In an investigation spurred by increasing concern over motor coach safety, the Federal Motor Carrier Safety Administration has closed over 50 different bus lines that have been found to be unsafe.  Specific violations have included companies employing drivers whose licenses have been suspended and those that are requiring drivers to drive routes of over 800 miles without taking the required break.

According to Anne S. Ferro, the administrator of the federal agency responsible for regulating bus company operations, the companies that have been shuttered include recognizable names in the industry. With motor coaches providing transportation for everybody from church groups and seniors to tourists and scouting expeditions, increasing numbers of well-publicized accidents are drawing much more scrutiny, and this is what drove the investigation.

According to national statistics, as any passengers travel via motor coach each year in the United States as fly on domestic airlines. That number is approaching 700 million for each industry. With so many people travelling via bus and an increasing number of companies continuing to operate despite poor safety records, the Federal Motor Carrier Safety Administration decided to launch “Operation Quick Strike”. The investigation involved 250 companies that had a record of safety defects.  With approximately 4,000 companies falling under its regulation, the agency admits that they had let many companies slip through the cracks.

The operation involved training dozens of inspectors to take a closer look at the operations of the motor coach companies in question, and as a result over 1,300 buses were inspected. Twenty five percent of those were removed from the road.

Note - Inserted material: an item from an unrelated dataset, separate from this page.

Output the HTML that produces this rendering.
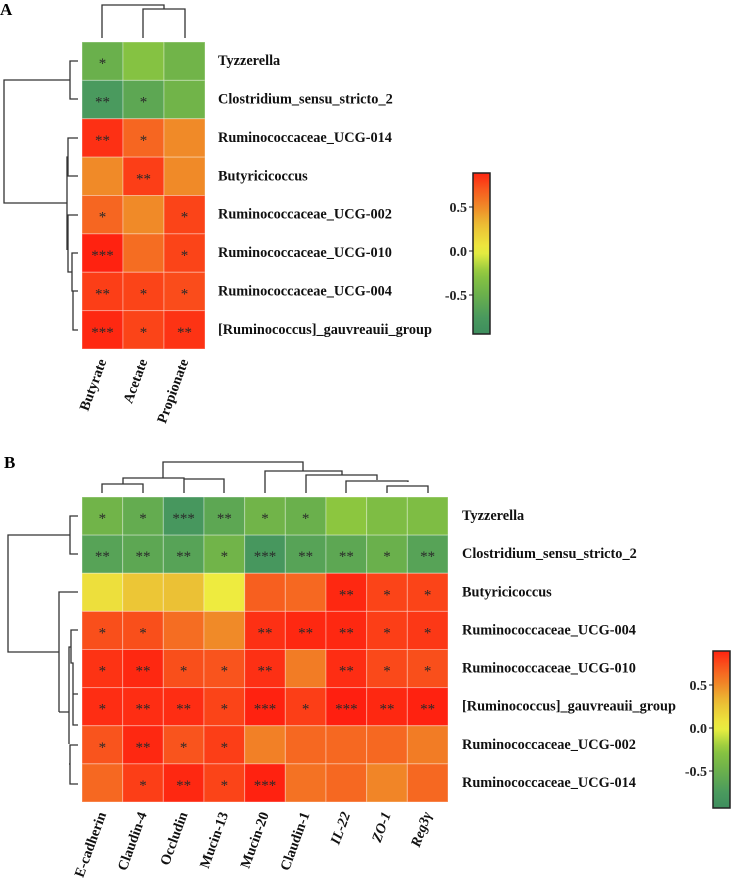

According to Ferro, the motor coach industry is highly competitive, and many companies were putting safety “by the wayside in order to compete”. Though only one of those companies that were shut down had a record of a passenger death, other problems that were discovered included maintenance lapses, hours-of-service violations and vehicles operating for days despite the constant presence of a warning light.

According to Ferro, the National Transportation Safety Board instigated the investigation after finding that the agency had not taken enough action against at risk companies in the past. In those instances, which involved both buses and trucking companies, people were killed following a lack of action against companies that had previously been found to have safety violations. The in-depth inspections provided by Operation Quick Strike amended that problem.